Stated problem: Reproduce word for word the lines from the beginning of the entries to the line with "locked_abd_err, locked_lat_err, lokomat_err]", both included, but none of the pictures.

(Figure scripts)
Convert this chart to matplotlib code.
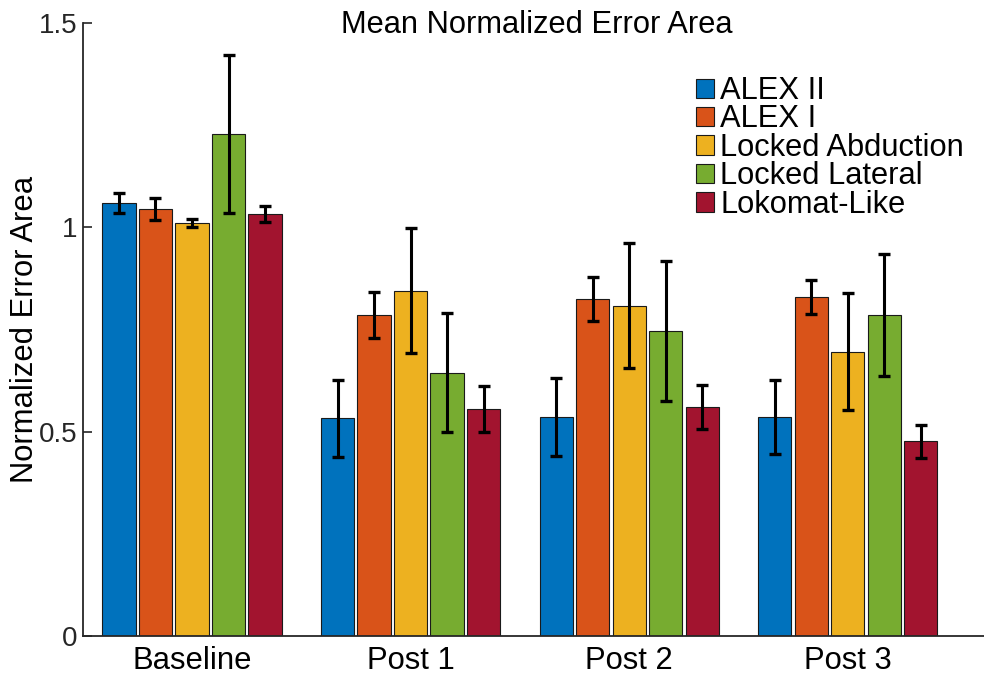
import matplotlib
matplotlib.use("Agg")
import matplotlib.pyplot as plt
import numpy as np

plt.rcParams['font.family'] = ['Liberation Sans', 'DejaVu Sans']

groups = ['Baseline', 'Post 1', 'Post 2', 'Post 3']
series = ['ALEX II', 'ALEX I', 'Locked Abduction', 'Locked Lateral', 'Lokomat-Like']
colors = ['#0072BD', '#D95319', '#EDB120', '#77AC30', '#A2142F']

alex2 = [1.059, 0.533, 0.536, 0.536]
alex1 = [1.044, 0.785, 0.824, 0.829]
locked_abd = [1.011, 0.845, 0.808, 0.696]
locked_lat = [1.229, 0.644, 0.747, 0.785]
lokomat = [1.032, 0.556, 0.560, 0.476]

alex2_err = [0.024, 0.094, 0.095, 0.091]
alex1_err = [0.027, 0.056, 0.054, 0.042]
locked_abd_err = [0.010, 0.153, 0.153, 0.144]
locked_lat_err = [0.193, 0.146, 0.171, 0.150]
lokomat_err = [0.020, 0.056, 0.053, 0.041]

means = [alex2, alex1, locked_abd, locked_lat, lokomat]
errs = [alex2_err, alex1_err, locked_abd_err, locked_lat_err, lokomat_err]

W, H = 984, 674
fig = plt.figure(figsize=(W / 100, H / 100), dpi=100)
ax = fig.add_axes([82.7 / W, 38 / H, 1 - 82.7 / W, 613 / H])

x = np.arange(1, len(groups) + 1)
pitch = 0.167
width = 0.152
for i, (m, e, c, name) in enumerate(zip(means, errs, colors, series)):
    xi = x + (i - 2) * pitch
    ax.bar(xi, m, width=width, color=c, edgecolor='#1a1a1a', linewidth=0.8, label=name, zorder=2)
    ax.errorbar(xi, m, yerr=e, fmt='none', ecolor='black', elinewidth=2.2,
                capsize=4.2, capthick=2.4, zorder=3)

ax.set_xlim(0.5, 4.623)
ax.set_ylim(0, 1.5)
ax.set_yticks([0, 0.5, 1, 1.5])
ax.set_yticklabels(['0', '0.5', '1', '1.5'])
ax.set_xticks(x)
ax.set_xticklabels(groups)

for s in ['top', 'right']:
    ax.spines[s].set_visible(False)
for s in ['left', 'bottom']:
    ax.spines[s].set_color('#262626')
    ax.spines[s].set_linewidth(1.3)

ax.tick_params(axis='y', direction='in', length=6.5, width=1.2, color='#262626',
               labelcolor='#262626', labelsize=20, pad=4)
ax.tick_params(axis='x', length=0, labelcolor='black', labelsize=22.3, pad=7)

ax.set_ylabel('Normalized Error Area', fontsize=22.3, color='black')
ax.yaxis.set_label_coords(-0.047, 0.5)

fig.text(537 / W, 1 - 33 / H, 'Mean Normalized Error Area', fontsize=22.2,
         ha='center', va='baseline', color='black')

leg = ax.legend(loc='upper left', bbox_to_anchor=(696 / W, 1 - 76 / H),
                bbox_transform=fig.transFigure, frameon=False, fontsize=22.2,
                handlelength=0.58, handleheight=0.58, handletextpad=0.2,
                labelspacing=-0.05, borderpad=0, borderaxespad=0)

fig.savefig('out.png', dpi=100)
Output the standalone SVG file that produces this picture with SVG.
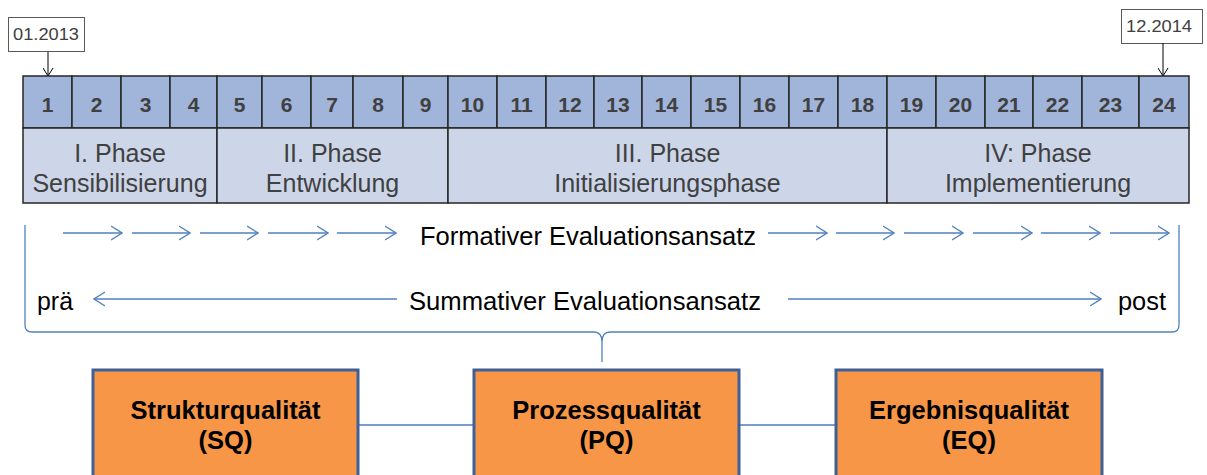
<svg xmlns="http://www.w3.org/2000/svg" width="1207" height="475" viewBox="0 0 1207 475">
<defs>
<style>
.cell{fill:#A1B4DA;stroke:#262626;stroke-width:1.5}
.phase{fill:#CDD6E9;stroke:#262626;stroke-width:1.5}
.num{font-family:"Liberation Sans",Arial,sans-serif;font-weight:bold;font-size:21px;fill:#404040;text-anchor:middle}
.ptxt{font-family:"Liberation Sans",Arial,sans-serif;font-size:25px;fill:#404040;text-anchor:middle}
.lbl{font-family:"Liberation Sans",Arial,sans-serif;font-size:25px;fill:#000}
.date{font-family:"Liberation Sans",Arial,sans-serif;font-size:16.5px;fill:#404040}
.datebox{fill:#fff;stroke:#595959;stroke-width:1}
.box{fill:#F79646;stroke:#3E6096;stroke-width:3}
.btxt{font-family:"Liberation Sans",Arial,sans-serif;font-weight:bold;font-size:25.5px;fill:#000;text-anchor:middle}
.arr{stroke:#4F81BD;stroke-width:1.3;fill:none}
.conn{stroke:#7A9BCE;stroke-width:2;fill:none}
</style>
<marker id="bh" viewBox="0 0 12 16" refX="11" refY="8" markerWidth="12" markerHeight="16" markerUnits="userSpaceOnUse" orient="auto">
<path d="M0,1 L11,8 L0,15" fill="none" stroke="#4F81BD" stroke-width="1.3"/>
</marker>
<marker id="kh" viewBox="0 0 12 12" refX="5" refY="10" markerWidth="12" markerHeight="12" markerUnits="userSpaceOnUse" orient="0">
<path d="M0,2 L5,10 L10,2" fill="none" stroke="#000" stroke-width="1"/>
</marker>
</defs>
<rect width="1207" height="475" fill="#fff"/>

<g id="dates">
<rect class="datebox" x="8.5" y="17.5" width="76" height="34"/>
<text class="date" x="46" y="40" text-anchor="middle" textLength="66" lengthAdjust="spacingAndGlyphs">01.2013</text>
<line x1="48" y1="52" x2="48" y2="76" stroke="#000" stroke-width="1" marker-end="url(#kh)"/>
<rect class="datebox" x="1121.5" y="9.5" width="81" height="34"/>
<text class="date" x="1159" y="32" text-anchor="middle" textLength="66" lengthAdjust="spacingAndGlyphs">12.2014</text>
<line x1="1163" y1="43" x2="1163" y2="76" stroke="#000" stroke-width="1" marker-end="url(#kh)"/>
</g>

<g id="months">
<rect class="cell" x="23" y="76" width="49" height="52"/>
<rect class="cell" x="72" y="76" width="49" height="52"/>
<rect class="cell" x="121" y="76" width="49" height="52"/>
<rect class="cell" x="170" y="76" width="47" height="52"/>
<rect class="cell" x="217" y="76" width="45" height="52"/>
<rect class="cell" x="262" y="76" width="49" height="52"/>
<rect class="cell" x="311" y="76" width="42" height="52"/>
<rect class="cell" x="353" y="76" width="50" height="52"/>
<rect class="cell" x="403" y="76" width="45" height="52"/>
<rect class="cell" x="448" y="76" width="49" height="52"/>
<rect class="cell" x="497" y="76" width="49" height="52"/>
<rect class="cell" x="546" y="76" width="48" height="52"/>
<rect class="cell" x="594" y="76" width="48" height="52"/>
<rect class="cell" x="642" y="76" width="49" height="52"/>
<rect class="cell" x="691" y="76" width="49" height="52"/>
<rect class="cell" x="740" y="76" width="49" height="52"/>
<rect class="cell" x="789" y="76" width="49" height="52"/>
<rect class="cell" x="838" y="76" width="49" height="52"/>
<rect class="cell" x="887" y="76" width="49" height="52"/>
<rect class="cell" x="936" y="76" width="49" height="52"/>
<rect class="cell" x="985" y="76" width="48" height="52"/>
<rect class="cell" x="1033" y="76" width="49" height="52"/>
<rect class="cell" x="1082" y="76" width="57" height="52"/>
<rect class="cell" x="1139" y="76" width="50" height="52"/>
<text class="num" x="47.5" y="111.5">1</text>
<text class="num" x="96.5" y="111.5">2</text>
<text class="num" x="145.5" y="111.5">3</text>
<text class="num" x="193.5" y="111.5">4</text>
<text class="num" x="239.5" y="111.5">5</text>
<text class="num" x="286.5" y="111.5">6</text>
<text class="num" x="332" y="111.5">7</text>
<text class="num" x="378" y="111.5">8</text>
<text class="num" x="425.5" y="111.5">9</text>
<text class="num" x="472.5" y="111.5">10</text>
<text class="num" x="521.5" y="111.5">11</text>
<text class="num" x="570" y="111.5">12</text>
<text class="num" x="618" y="111.5">13</text>
<text class="num" x="666.5" y="111.5">14</text>
<text class="num" x="715.5" y="111.5">15</text>
<text class="num" x="764.5" y="111.5">16</text>
<text class="num" x="813.5" y="111.5">17</text>
<text class="num" x="862.5" y="111.5">18</text>
<text class="num" x="911.5" y="111.5">19</text>
<text class="num" x="960.5" y="111.5">20</text>
<text class="num" x="1009" y="111.5">21</text>
<text class="num" x="1057.5" y="111.5">22</text>
<text class="num" x="1110.5" y="111.5">23</text>
<text class="num" x="1164" y="111.5">24</text>
</g>

<g id="phase1">
<rect class="phase" x="23" y="128" width="194" height="75"/>
<text class="ptxt" x="120" y="162">I. Phase</text>
<text class="ptxt" x="120" y="192">Sensibilisierung</text>
</g>
<g id="phase2">
<rect class="phase" x="217" y="128" width="231" height="75"/>
<text class="ptxt" x="332.5" y="162">II. Phase</text>
<text class="ptxt" x="332.5" y="192">Entwicklung</text>
</g>
<g id="phase3">
<rect class="phase" x="448" y="128" width="439" height="75"/>
<text class="ptxt" x="667.5" y="162">III. Phase</text>
<text class="ptxt" x="667.5" y="192">Initialisierungsphase</text>
</g>
<g id="phase4">
<rect class="phase" x="887" y="128" width="302" height="75"/>
<text class="ptxt" x="1038" y="162">IV: Phase</text>
<text class="ptxt" x="1038" y="192">Implementierung</text>
</g>

<g id="evaluation">
<path class="arr" d="M25,225 L25,325 Q25,332 32,332 L594,332 Q602,332 602,342 L602,362 M602,342 Q602,332 610,332 L1172,332 Q1179,332 1179,325 L1179,225"/>
<line class="arr" x1="63" y1="233" x2="122" y2="233" marker-end="url(#bh)"/>
<line class="arr" x1="132" y1="233" x2="190" y2="233" marker-end="url(#bh)"/>
<line class="arr" x1="200" y1="233" x2="258" y2="233" marker-end="url(#bh)"/>
<line class="arr" x1="268" y1="233" x2="328" y2="233" marker-end="url(#bh)"/>
<line class="arr" x1="337" y1="233" x2="396" y2="233" marker-end="url(#bh)"/>
<line class="arr" x1="768" y1="233" x2="827" y2="233" marker-end="url(#bh)"/>
<line class="arr" x1="836" y1="233" x2="894" y2="233" marker-end="url(#bh)"/>
<line class="arr" x1="904" y1="233" x2="963" y2="233" marker-end="url(#bh)"/>
<line class="arr" x1="973" y1="233" x2="1032" y2="233" marker-end="url(#bh)"/>
<line class="arr" x1="1041" y1="233" x2="1100" y2="233" marker-end="url(#bh)"/>
<line class="arr" x1="1110" y1="233" x2="1169" y2="233" marker-end="url(#bh)"/>
<text class="lbl" x="420" y="245" textLength="336" lengthAdjust="spacingAndGlyphs">Formativer Evaluationsansatz</text>
<line class="arr" x1="397" y1="299" x2="94" y2="299" marker-end="url(#bh)"/>
<line class="arr" x1="788" y1="299" x2="1101" y2="299" marker-end="url(#bh)"/>
<text class="lbl" x="37" y="310" textLength="36" lengthAdjust="spacingAndGlyphs">prä</text>
<text class="lbl" x="409" y="310" textLength="352" lengthAdjust="spacingAndGlyphs">Summativer Evaluationsansatz</text>
<text class="lbl" x="1118" y="310" textLength="48" lengthAdjust="spacingAndGlyphs">post</text>
</g>

<g id="connectors">
<line class="conn" x1="358" y1="425" x2="474" y2="425"/>
<line class="conn" x1="739" y1="425" x2="836" y2="425"/>
</g>

<g id="sq">
<rect class="box" x="93" y="370" width="265" height="125"/>
<text class="btxt" x="225.5" y="419">Strukturqualität</text>
<text class="btxt" x="225.5" y="449">(SQ)</text>
</g>
<g id="pq">
<rect class="box" x="474" y="370" width="265" height="125"/>
<text class="btxt" x="606.5" y="419">Prozessqualität</text>
<text class="btxt" x="606.5" y="449">(PQ)</text>
</g>
<g id="eq">
<rect class="box" x="836" y="370" width="266" height="125"/>
<text class="btxt" x="969" y="419">Ergebnisqualität</text>
<text class="btxt" x="969" y="449">(EQ)</text>
</g>
</svg>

Task solution:
Convert this chart to matplotlib code.
import matplotlib
matplotlib.use("Agg")
import matplotlib.pyplot as plt
import numpy as np

plt.rcParams['font.family'] = ['Liberation Sans', 'DejaVu Sans']

groups = ['Baseline', 'Post 1', 'Post 2', 'Post 3']
series = ['ALEX II', 'ALEX I', 'Locked Abduction', 'Locked Lateral', 'Lokomat-Like']
colors = ['#0072BD', '#D95319', '#EDB120', '#77AC30', '#A2142F']

alex2 = [1.059, 0.533, 0.536, 0.536]
alex1 = [1.044, 0.785, 0.824, 0.829]
locked_abd = [1.011, 0.845, 0.808, 0.696]
locked_lat = [1.229, 0.644, 0.747, 0.785]
lokomat = [1.032, 0.556, 0.560, 0.476]

alex2_err = [0.024, 0.094, 0.095, 0.091]
alex1_err = [0.027, 0.056, 0.054, 0.042]
locked_abd_err = [0.010, 0.153, 0.153, 0.144]
locked_lat_err = [0.193, 0.146, 0.171, 0.150]
lokomat_err = [0.020, 0.056, 0.053, 0.041]

means = [alex2, alex1, locked_abd, locked_lat, lokomat]
errs = [alex2_err, alex1_err, locked_abd_err, locked_lat_err, lokomat_err]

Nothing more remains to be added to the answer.